REQUIREMENTS —
Exactly as written, write out the lines below from the first to the one containing "Chart.register(...registerables);", inclusive. Pictures do not belong in the copy.

RECORDED INFORMATION —
<<<<
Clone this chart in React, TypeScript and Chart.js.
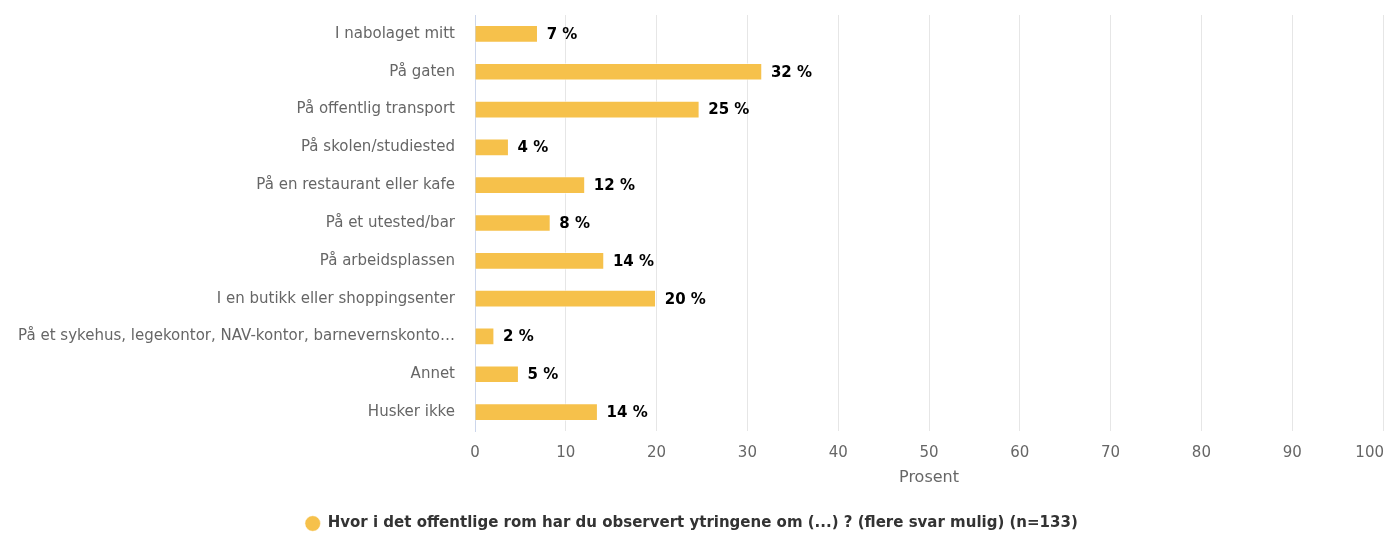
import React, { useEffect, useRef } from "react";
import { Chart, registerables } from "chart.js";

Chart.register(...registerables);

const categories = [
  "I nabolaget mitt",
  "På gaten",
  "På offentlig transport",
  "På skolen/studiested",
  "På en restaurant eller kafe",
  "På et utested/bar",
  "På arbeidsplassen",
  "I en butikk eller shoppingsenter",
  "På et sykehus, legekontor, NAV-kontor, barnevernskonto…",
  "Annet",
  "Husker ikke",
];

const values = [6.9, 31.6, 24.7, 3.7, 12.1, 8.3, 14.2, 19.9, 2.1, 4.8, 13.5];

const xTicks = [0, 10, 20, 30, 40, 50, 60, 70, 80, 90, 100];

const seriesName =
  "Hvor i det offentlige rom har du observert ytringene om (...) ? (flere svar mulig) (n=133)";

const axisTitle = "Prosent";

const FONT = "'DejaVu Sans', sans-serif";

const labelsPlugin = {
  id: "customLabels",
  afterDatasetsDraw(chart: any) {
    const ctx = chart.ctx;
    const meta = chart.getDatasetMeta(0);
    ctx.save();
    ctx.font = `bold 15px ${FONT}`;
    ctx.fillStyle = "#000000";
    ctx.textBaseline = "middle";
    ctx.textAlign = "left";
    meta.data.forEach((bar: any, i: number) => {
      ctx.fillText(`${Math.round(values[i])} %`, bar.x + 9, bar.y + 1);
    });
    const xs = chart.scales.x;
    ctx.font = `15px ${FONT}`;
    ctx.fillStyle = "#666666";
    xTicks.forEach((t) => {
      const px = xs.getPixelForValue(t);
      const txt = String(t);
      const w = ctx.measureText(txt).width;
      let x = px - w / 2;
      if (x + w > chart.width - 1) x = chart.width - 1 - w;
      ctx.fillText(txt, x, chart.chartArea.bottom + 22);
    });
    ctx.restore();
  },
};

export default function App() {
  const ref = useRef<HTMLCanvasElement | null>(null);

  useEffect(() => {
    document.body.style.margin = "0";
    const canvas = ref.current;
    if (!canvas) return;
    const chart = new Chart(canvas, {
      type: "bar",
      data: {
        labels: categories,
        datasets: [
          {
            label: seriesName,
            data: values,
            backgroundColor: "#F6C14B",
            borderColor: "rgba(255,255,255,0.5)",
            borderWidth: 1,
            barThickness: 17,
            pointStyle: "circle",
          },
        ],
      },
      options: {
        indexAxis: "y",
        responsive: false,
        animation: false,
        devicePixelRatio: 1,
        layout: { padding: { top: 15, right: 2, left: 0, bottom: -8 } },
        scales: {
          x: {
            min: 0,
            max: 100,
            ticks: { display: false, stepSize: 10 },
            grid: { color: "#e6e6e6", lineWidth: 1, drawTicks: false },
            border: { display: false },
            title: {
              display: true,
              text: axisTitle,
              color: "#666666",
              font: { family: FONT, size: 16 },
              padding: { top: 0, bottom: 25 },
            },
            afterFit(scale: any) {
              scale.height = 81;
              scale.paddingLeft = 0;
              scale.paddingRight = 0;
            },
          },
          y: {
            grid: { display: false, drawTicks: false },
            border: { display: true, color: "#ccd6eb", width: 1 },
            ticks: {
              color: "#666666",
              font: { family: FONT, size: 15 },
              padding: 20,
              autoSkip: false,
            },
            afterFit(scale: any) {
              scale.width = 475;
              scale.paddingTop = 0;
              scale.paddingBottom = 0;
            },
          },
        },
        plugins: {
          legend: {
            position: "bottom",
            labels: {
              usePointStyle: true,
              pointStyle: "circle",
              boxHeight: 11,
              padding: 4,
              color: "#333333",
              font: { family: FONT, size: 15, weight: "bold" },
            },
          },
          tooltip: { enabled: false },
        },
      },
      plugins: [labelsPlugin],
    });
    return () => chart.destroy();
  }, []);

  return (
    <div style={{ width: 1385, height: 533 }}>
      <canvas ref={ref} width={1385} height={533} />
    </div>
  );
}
>>>>
TASK RESPONSE —
Clone this chart in React, TypeScript and Chart.js.
import React, { useEffect, useRef } from "react";
import { Chart, registerables } from "chart.js";

Chart.register(...registerables);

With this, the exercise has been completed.